**Task goal:**
Set the lines down again exactly, first line through the line that contains "ax = fig.add_axes([ax_left", with no pictures.
-- Begin --
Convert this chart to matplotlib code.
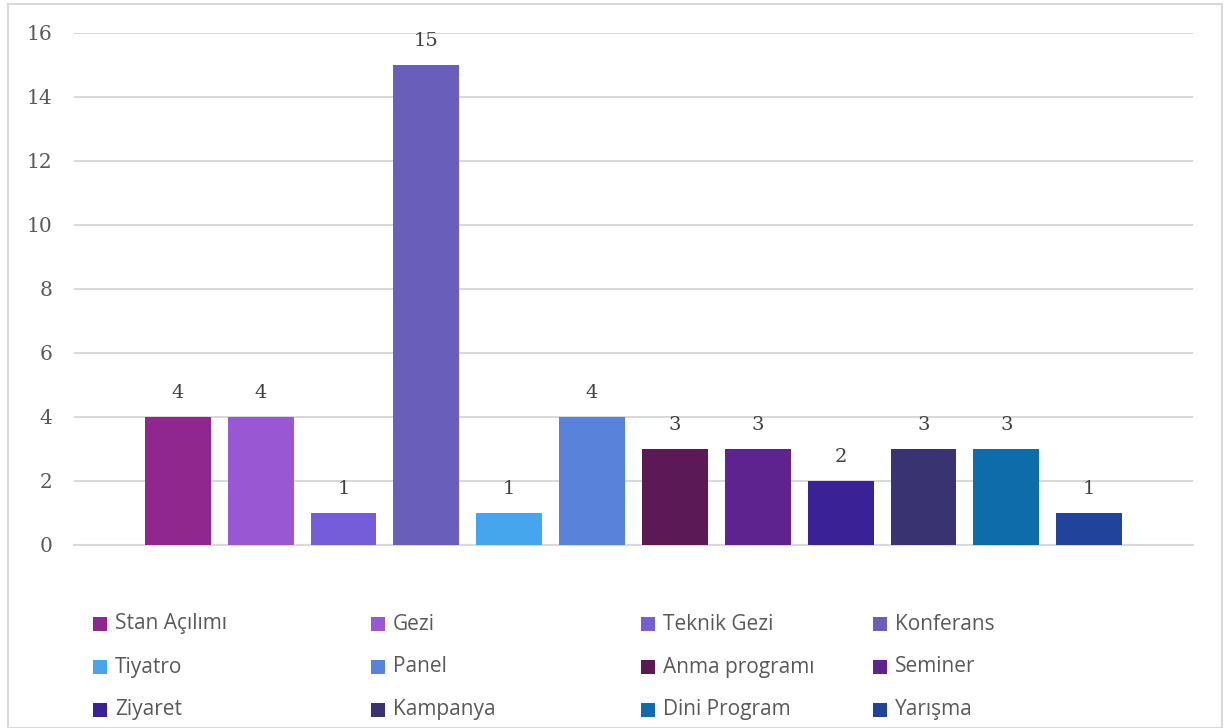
import matplotlib
matplotlib.use("Agg")
import matplotlib.pyplot as plt
from matplotlib.patches import Rectangle

categories = ["Stan Açılımı", "Gezi", "Teknik Gezi", "Konferans", "Tiyatro", "Panel",
              "Anma programı", "Seminer", "Ziyaret", "Kampanya", "Dini Program", "Yarışma"]
values = [4, 4, 1, 15, 1, 4, 3, 3, 2, 3, 3, 1]
colors = ["#90278E", "#9A57D3", "#755DD9", "#695FBA", "#45A5ED", "#5983DB",
          "#5B1955", "#5F238F", "#3A2195", "#393371", "#0F6CAB", "#21449A"]
yticks = [0, 2, 4, 6, 8, 10, 12, 14, 16]

W, H = 1225, 728
fig = plt.figure(figsize=(W / 100, H / 100), dpi=100)

# outer border
fig.add_artist(Rectangle((8 / W, 0), (1222 - 8) / W, (H - 4) / H, transform=fig.transFigure,
                         fill=False, edgecolor="#D9D9D9", linewidth=1.5))

ax_left, ax_right = 74, 1193
ax_top, ax_bot = 33, 545
ax = fig.add_axes([ax_left / W, (H - ax_bot) / H, (ax_right - ax_left) / W, (ax_bot - ax_top) / H])

n = len(values)
pad = 104 / 83
x = list(range(n))
ax.bar(x, values, width=66 / 83, color=colors, zorder=3)
ax.set_xlim(-pad, n - 1 + pad)
ax.set_ylim(0, 16)
ax.set_yticks(yticks)
ax.yaxis.grid(True, color="#D9D9D9", linewidth=1.5, zorder=0)
ax.set_xticks([])
for s in ["top", "right", "left"]:
    ax.spines[s].set_visible(False)
ax.spines["bottom"].set_color("#D9D9D9")
ax.spines["bottom"].set_linewidth(1.5)
ax.tick_params(axis="y", length=0, pad=15.5, labelsize=14.5, labelcolor="#595959")
for lab in ax.get_yticklabels():
    lab.set_fontfamily("DejaVu Serif")

for xi, v in zip(x, values):
    ax.annotate(str(v), (xi, v), xytext=(0, 17), textcoords="offset points",
                ha="center", va="center", fontsize=14, color="#404040",
                family="DejaVu Serif")

# legend drawn manually (4 columns x 3 rows)
col_x = [93, 371, 641, 873]
row_y = [624, 667, 710]
for i, (lab, c) in enumerate(zip(categories, colors)):
    r, k = divmod(i, 4)
    cx, cy = col_x[k], row_y[r]
    fig.add_artist(Rectangle((cx / W, (H - cy - 7) / H), 14 / W, 14 / H,
                             transform=fig.transFigure, facecolor=c, edgecolor="none"))
    fig.text((cx + 22) / W, (H - cy) / H, lab, ha="left", va="center",
             fontsize=15, color="#595959", family="Open Sans")

fig.savefig("out.png", dpi=100)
-- End --
**Output of the exercise:**
Convert this chart to matplotlib code.
import matplotlib
matplotlib.use("Agg")
import matplotlib.pyplot as plt
from matplotlib.patches import Rectangle

categories = ["Stan Açılımı", "Gezi", "Teknik Gezi", "Konferans", "Tiyatro", "Panel",
              "Anma programı", "Seminer", "Ziyaret", "Kampanya", "Dini Program", "Yarışma"]
values = [4, 4, 1, 15, 1, 4, 3, 3, 2, 3, 3, 1]
colors = ["#90278E", "#9A57D3", "#755DD9", "#695FBA", "#45A5ED", "#5983DB",
          "#5B1955", "#5F238F", "#3A2195", "#393371", "#0F6CAB", "#21449A"]
yticks = [0, 2, 4, 6, 8, 10, 12, 14, 16]

W, H = 1225, 728
fig = plt.figure(figsize=(W / 100, H / 100), dpi=100)

# outer border
fig.add_artist(Rectangle((8 / W, 0), (1222 - 8) / W, (H - 4) / H, transform=fig.transFigure,
                         fill=False, edgecolor="#D9D9D9", linewidth=1.5))

ax_left, ax_right = 74, 1193
ax_top, ax_bot = 33, 545
ax = fig.add_axes([ax_left / W, (H - ax_bot) / H, (ax_right - ax_left) / W, (ax_bot - ax_top) / H])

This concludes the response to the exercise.